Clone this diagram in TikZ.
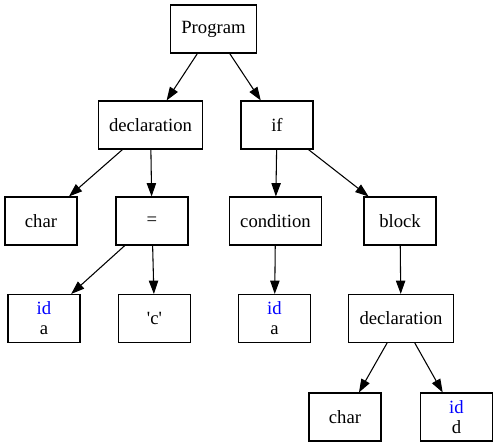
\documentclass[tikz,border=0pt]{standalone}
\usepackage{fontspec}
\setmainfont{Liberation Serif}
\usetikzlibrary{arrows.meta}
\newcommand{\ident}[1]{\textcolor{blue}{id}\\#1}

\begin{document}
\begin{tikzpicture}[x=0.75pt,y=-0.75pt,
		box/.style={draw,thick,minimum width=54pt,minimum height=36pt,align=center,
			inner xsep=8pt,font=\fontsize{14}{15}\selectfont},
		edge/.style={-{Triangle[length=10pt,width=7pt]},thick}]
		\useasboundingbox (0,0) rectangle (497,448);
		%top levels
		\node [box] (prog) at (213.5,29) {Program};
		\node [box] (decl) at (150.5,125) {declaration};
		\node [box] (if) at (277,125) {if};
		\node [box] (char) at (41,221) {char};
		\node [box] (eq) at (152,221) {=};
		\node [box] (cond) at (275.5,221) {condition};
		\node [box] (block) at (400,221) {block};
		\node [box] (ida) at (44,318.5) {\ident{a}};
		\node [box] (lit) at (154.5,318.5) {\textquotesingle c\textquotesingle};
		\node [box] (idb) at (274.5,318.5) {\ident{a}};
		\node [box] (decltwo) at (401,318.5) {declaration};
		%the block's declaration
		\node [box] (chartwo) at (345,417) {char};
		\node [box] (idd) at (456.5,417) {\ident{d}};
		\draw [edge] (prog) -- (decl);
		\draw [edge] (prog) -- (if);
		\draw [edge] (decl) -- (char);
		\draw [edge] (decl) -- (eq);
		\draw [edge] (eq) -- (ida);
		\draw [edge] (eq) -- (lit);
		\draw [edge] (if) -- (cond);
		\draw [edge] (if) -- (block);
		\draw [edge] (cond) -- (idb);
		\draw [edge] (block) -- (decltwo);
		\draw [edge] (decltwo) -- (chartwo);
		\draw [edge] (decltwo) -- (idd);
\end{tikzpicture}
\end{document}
──────────
SHORT TASK. Exclude every picture and copy the remaining data exactly.

COMPLETED EXERCISE.
Clone this diagram in TikZ.
\documentclass[tikz,border=0pt]{standalone}
\usepackage{fontspec}
\setmainfont{Liberation Serif}
\usetikzlibrary{arrows.meta}
\newcommand{\ident}[1]{\textcolor{blue}{id}\\#1}

\begin{document}
\begin{tikzpicture}[x=0.75pt,y=-0.75pt,
		box/.style={draw,thick,minimum width=54pt,minimum height=36pt,align=center,
			inner xsep=8pt,font=\fontsize{14}{15}\selectfont},
		edge/.style={-{Triangle[length=10pt,width=7pt]},thick}]
		\useasboundingbox (0,0) rectangle (497,448);
		%top levels
		\node [box] (prog) at (213.5,29) {Program};
		\node [box] (decl) at (150.5,125) {declaration};
		\node [box] (if) at (277,125) {if};
		\node [box] (char) at (41,221) {char};
		\node [box] (eq) at (152,221) {=};
		\node [box] (cond) at (275.5,221) {condition};
		\node [box] (block) at (400,221) {block};
		\node [box] (ida) at (44,318.5) {\ident{a}};
		\node [box] (lit) at (154.5,318.5) {\textquotesingle c\textquotesingle};
		\node [box] (idb) at (274.5,318.5) {\ident{a}};
		\node [box] (decltwo) at (401,318.5) {declaration};
		%the block's declaration
		\node [box] (chartwo) at (345,417) {char};
		\node [box] (idd) at (456.5,417) {\ident{d}};
		\draw [edge] (prog) -- (decl);
		\draw [edge] (prog) -- (if);
		\draw [edge] (decl) -- (char);
		\draw [edge] (decl) -- (eq);
		\draw [edge] (eq) -- (ida);
		\draw [edge] (eq) -- (lit);
		\draw [edge] (if) -- (cond);
		\draw [edge] (if) -- (block);
		\draw [edge] (cond) -- (idb);
		\draw [edge] (block) -- (decltwo);
		\draw [edge] (decltwo) -- (chartwo);
		\draw [edge] (decltwo) -- (idd);
\end{tikzpicture}
\end{document}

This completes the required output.